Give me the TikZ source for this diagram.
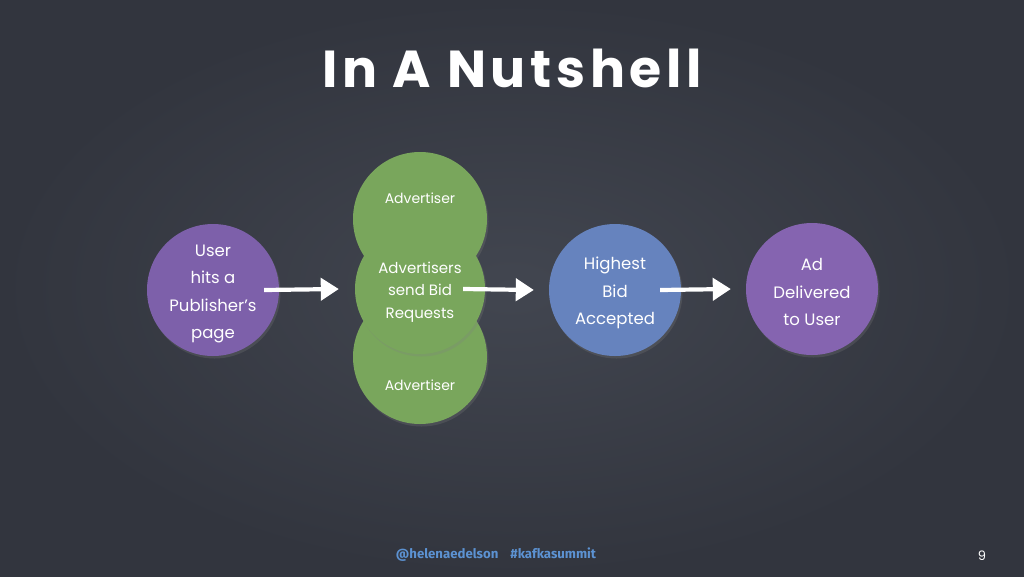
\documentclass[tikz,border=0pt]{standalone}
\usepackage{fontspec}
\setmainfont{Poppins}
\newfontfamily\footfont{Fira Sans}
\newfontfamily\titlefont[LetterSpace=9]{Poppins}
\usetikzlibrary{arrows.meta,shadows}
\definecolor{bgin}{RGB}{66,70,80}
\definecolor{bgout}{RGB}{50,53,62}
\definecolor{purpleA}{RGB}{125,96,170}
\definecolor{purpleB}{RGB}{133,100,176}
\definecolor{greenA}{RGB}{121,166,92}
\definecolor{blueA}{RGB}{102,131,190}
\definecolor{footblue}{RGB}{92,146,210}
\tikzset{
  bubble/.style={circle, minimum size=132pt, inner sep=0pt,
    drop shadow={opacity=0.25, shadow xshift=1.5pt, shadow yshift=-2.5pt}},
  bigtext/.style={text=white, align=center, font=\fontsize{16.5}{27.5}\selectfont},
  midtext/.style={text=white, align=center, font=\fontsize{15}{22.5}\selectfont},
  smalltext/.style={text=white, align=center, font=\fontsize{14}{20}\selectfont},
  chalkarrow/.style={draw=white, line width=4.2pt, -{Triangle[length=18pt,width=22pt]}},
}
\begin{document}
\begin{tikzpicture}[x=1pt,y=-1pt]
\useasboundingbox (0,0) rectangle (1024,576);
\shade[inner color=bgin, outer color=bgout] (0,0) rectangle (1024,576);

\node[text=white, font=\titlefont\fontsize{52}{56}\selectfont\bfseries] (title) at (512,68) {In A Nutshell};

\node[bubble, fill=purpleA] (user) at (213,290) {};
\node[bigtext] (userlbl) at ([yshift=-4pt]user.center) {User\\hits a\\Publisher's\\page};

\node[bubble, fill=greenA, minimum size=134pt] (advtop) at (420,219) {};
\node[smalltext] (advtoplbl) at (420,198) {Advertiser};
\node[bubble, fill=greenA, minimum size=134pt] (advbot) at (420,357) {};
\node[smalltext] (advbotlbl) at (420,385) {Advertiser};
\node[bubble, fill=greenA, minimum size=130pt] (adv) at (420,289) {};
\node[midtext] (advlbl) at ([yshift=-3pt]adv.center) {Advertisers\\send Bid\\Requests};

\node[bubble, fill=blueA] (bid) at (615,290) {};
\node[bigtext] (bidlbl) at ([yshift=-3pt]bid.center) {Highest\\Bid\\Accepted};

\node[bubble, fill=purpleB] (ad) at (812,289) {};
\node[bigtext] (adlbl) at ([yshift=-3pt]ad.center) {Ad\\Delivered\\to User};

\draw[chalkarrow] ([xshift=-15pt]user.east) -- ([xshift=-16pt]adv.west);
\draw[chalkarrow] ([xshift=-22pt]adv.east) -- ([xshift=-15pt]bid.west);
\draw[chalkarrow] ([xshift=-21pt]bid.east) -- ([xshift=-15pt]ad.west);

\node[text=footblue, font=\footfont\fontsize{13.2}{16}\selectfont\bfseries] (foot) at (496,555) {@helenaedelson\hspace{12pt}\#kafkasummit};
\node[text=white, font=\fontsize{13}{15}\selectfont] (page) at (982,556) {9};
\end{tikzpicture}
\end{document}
- - - -
Task directions: Extract the full listing exactly, with the pictures left out.

Final result:
Give me the TikZ source for this diagram.
\documentclass[tikz,border=0pt]{standalone}
\usepackage{fontspec}
\setmainfont{Poppins}
\newfontfamily\footfont{Fira Sans}
\newfontfamily\titlefont[LetterSpace=9]{Poppins}
\usetikzlibrary{arrows.meta,shadows}
\definecolor{bgin}{RGB}{66,70,80}
\definecolor{bgout}{RGB}{50,53,62}
\definecolor{purpleA}{RGB}{125,96,170}
\definecolor{purpleB}{RGB}{133,100,176}
\definecolor{greenA}{RGB}{121,166,92}
\definecolor{blueA}{RGB}{102,131,190}
\definecolor{footblue}{RGB}{92,146,210}
\tikzset{
  bubble/.style={circle, minimum size=132pt, inner sep=0pt,
    drop shadow={opacity=0.25, shadow xshift=1.5pt, shadow yshift=-2.5pt}},
  bigtext/.style={text=white, align=center, font=\fontsize{16.5}{27.5}\selectfont},
  midtext/.style={text=white, align=center, font=\fontsize{15}{22.5}\selectfont},
  smalltext/.style={text=white, align=center, font=\fontsize{14}{20}\selectfont},
  chalkarrow/.style={draw=white, line width=4.2pt, -{Triangle[length=18pt,width=22pt]}},
}
\begin{document}
\begin{tikzpicture}[x=1pt,y=-1pt]
\useasboundingbox (0,0) rectangle (1024,576);
\shade[inner color=bgin, outer color=bgout] (0,0) rectangle (1024,576);

\node[text=white, font=\titlefont\fontsize{52}{56}\selectfont\bfseries] (title) at (512,68) {In A Nutshell};

\node[bubble, fill=purpleA] (user) at (213,290) {};
\node[bigtext] (userlbl) at ([yshift=-4pt]user.center) {User\\hits a\\Publisher's\\page};

\node[bubble, fill=greenA, minimum size=134pt] (advtop) at (420,219) {};
\node[smalltext] (advtoplbl) at (420,198) {Advertiser};
\node[bubble, fill=greenA, minimum size=134pt] (advbot) at (420,357) {};
\node[smalltext] (advbotlbl) at (420,385) {Advertiser};
\node[bubble, fill=greenA, minimum size=130pt] (adv) at (420,289) {};
\node[midtext] (advlbl) at ([yshift=-3pt]adv.center) {Advertisers\\send Bid\\Requests};

\node[bubble, fill=blueA] (bid) at (615,290) {};
\node[bigtext] (bidlbl) at ([yshift=-3pt]bid.center) {Highest\\Bid\\Accepted};

\node[bubble, fill=purpleB] (ad) at (812,289) {};
\node[bigtext] (adlbl) at ([yshift=-3pt]ad.center) {Ad\\Delivered\\to User};

\draw[chalkarrow] ([xshift=-15pt]user.east) -- ([xshift=-16pt]adv.west);
\draw[chalkarrow] ([xshift=-22pt]adv.east) -- ([xshift=-15pt]bid.west);
\draw[chalkarrow] ([xshift=-21pt]bid.east) -- ([xshift=-15pt]ad.west);

\node[text=footblue, font=\footfont\fontsize{13.2}{16}\selectfont\bfseries] (foot) at (496,555) {@helenaedelson\hspace{12pt}\#kafkasummit};
\node[text=white, font=\fontsize{13}{15}\selectfont] (page) at (982,556) {9};
\end{tikzpicture}
\end{document}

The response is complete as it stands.